Please use Python 3.7 for this project, and install the following packages:
pip install pandas matplotlib category_encoders numpy sklearn tensorflow keras
tensorflow requires numpy 1.16.0:
pip install --upgrade numpy==1.16.0
- This data comes from clients of a bank. These clients have already had accounts in this bank. Nowadays, the bank wants to model whether they will stay or not in the future. The task is to do the binary classification based on the given information, which gives extra information to the bank to stabilize the customers.
- The data are attributes of customers' basic information.
- train.csv
- The training set with 13 input attributes and 1 output attribute (i.e. class attribute)
- assignment-test.csv
- The testing set with 13 input attributes. You need to identify the class of each item.
- train.csv
- The training set with known labels
- assignment-test.csv
- The testing set without labels (the "Exited" Attribute).
- samplesubmission.csv:
- This is a sample file to show the output format. Wrong format will lead to unknown result.
- evaluate_2.macOS:
- This is a command line tool to evaluate your result. We will use F1-measure to measure your result.
- Usage: Press "command + space" to open spotlight search and type in "terminal", then type in the following command in the terminal. You should replace
./submission_2.csv
with your own path to the submission_2.csv. Please note that./
denote the current position of the command line andsubmission_2.csv
denote your submission file name.
./evaluate_2.macOS ./submission_2.csv
- evaluate_2.linux:
- Usage: Press "ctrl + alt + t" to launch a terminal and input the following command.
- Other notification details are as introduced in the "macOS setting".
./evaluate_2.linux ./submission_2.csv
- evaluate_2.exe:
- Usage: Press "command + r" and then type in "cmd" in the dialog box to launch a terminal.
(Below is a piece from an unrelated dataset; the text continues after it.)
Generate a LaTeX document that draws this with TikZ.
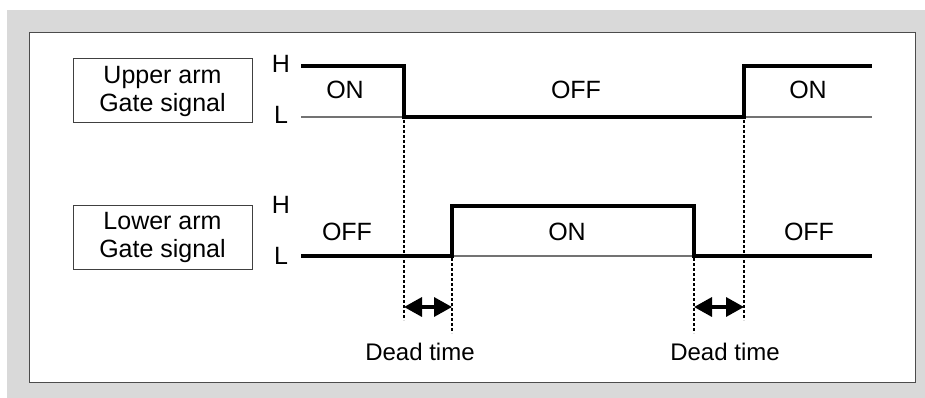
\documentclass[tikz,border=0pt]{standalone}
\usepackage{fontspec}
\setmainfont{Liberation Sans}
\usetikzlibrary{arrows.meta}
\begin{document}
\begin{tikzpicture}[x=1pt,y=-1pt,
  sig/.style={line width=3.4pt, line join=miter},
  refline/.style={line width=1.4pt, draw=black!55},
  guide/.style={line width=1.8pt, dash pattern=on 3pt off 2pt},
  txt/.style={inner sep=0pt, font=\fontsize{25}{28}\selectfont},
  dtxt/.style={inner sep=0pt, font=\fontsize{24}{28}\selectfont},
  tag/.style={draw=black!75, line width=1pt, minimum width=179pt, minimum height=64pt,
    align=center, inner sep=0pt, font=\fontsize{25}{28}\selectfont},
  span/.style={{Triangle[length=18pt,width=19pt]}-{Triangle[length=18pt,width=19pt]}, line width=3.4pt}
]
\useasboundingbox (0,0) rectangle (925,398);
% frame
\fill[black!15] (7,10) rectangle (925,398);
\draw[fill=white, draw=black!70, line width=1pt] (29,33) rectangle (915,382);

% signal labels
\node[tag] (upper) at (162.5,91) {Upper arm\\Gate signal};
\node[tag] (lower) at (162.5,237) {Lower arm\\Gate signal};

\node[txt] (uHl) at (281,64) {H};
\node[txt] (uLl) at (281,115) {L};
\node[txt] (lHl) at (281,205) {H};
\node[txt] (lLl) at (281,256) {L};

% key time points
\coordinate (uA) at (301,66);
\coordinate (uB) at (404,66);
\coordinate (uC) at (404,117);
\coordinate (uD) at (744,117);
\coordinate (uE) at (744,66);
\coordinate (uF) at (872,66);
\coordinate (uL0) at (301,117);
\coordinate (uL1) at (872,117);

\coordinate (lA) at (301,256);
\coordinate (lB) at (452,256);
\coordinate (lC) at (452,206);
\coordinate (lD) at (694,206);
\coordinate (lE) at (694,256);
\coordinate (lF) at (872,256);

% low reference levels
\draw[refline] (uL0) -- (uC);
\draw[refline] (uD) -- (uL1);
\draw[refline] (lB) -- (lE);

% waveforms
\draw[sig] (uA) -- (uB) -- (uC) -- (uD) -- (uE) -- (uF);
\draw[sig] (lA) -- (lB) -- (lC) -- (lD) -- (lE) -- (lF);

% state texts
\node[txt] (s1) at (345,90) {ON};
\node[txt] (s2) at (576,90) {OFF};
\node[txt] (s3) at (808,90) {ON};
\node[txt] (s4) at (347,232) {OFF};
\node[txt] (s5) at (567,232) {ON};
\node[txt] (s6) at (809,232) {OFF};

% dead time guides
\coordinate (g1t) at (404,120); \coordinate (g1b) at (404,320);
\coordinate (g2t) at (452,258); \coordinate (g2b) at (452,333);
\coordinate (g3t) at (694,258); \coordinate (g3b) at (694,333);
\coordinate (g4t) at (744,120); \coordinate (g4b) at (744,320);
\draw[guide] (g1t) -- (g1b);
\draw[guide] (g2t) -- (g2b);
\draw[guide] (g3t) -- (g3b);
\draw[guide] (g4t) -- (g4b);

\coordinate (a1) at (404,307); \coordinate (a2) at (452,307);
\coordinate (a3) at (694,307); \coordinate (a4) at (744,307);
\draw[span] (a1) -- (a2);
\draw[span] (a3) -- (a4);

\node[dtxt] (d1) at (420,352) {Dead time};
\node[dtxt] (d2) at (725,352) {Dead time};
\end{tikzpicture}
\end{document}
Then type in the command:
- Other notification details are as introduced in the "macOS setting".
./evaluate_2.exe ./submission_2.csv
- The classification goal is to predict if the customer will leave this bank and choose other competitors in the future (i.e, Identify the value of feature 'Exited', 1 for yes and 0 otherwise).
customers' basic information
- RowNumber: the number of rows
- CustomerId: the id of the customer in this bank.
- Surname: the surname of the customer
- CreditScore: personal credit score for an account.
- Geography: the location of the customer.
- Gender: the gender of the customer.
- Age: the age of the customer.
- Tenure: the valid time of the account.
- Balance: the amount of money in the account.
- NumOfProducts: the number of products the customer buys.
- HasCrCard: The number of Credit Card the customer owns.
- IsActiveMember: whether active in the recent period.
- EstimatedSalary: the estimated salary of the custome
- Exited: whether this customer will leave in the future.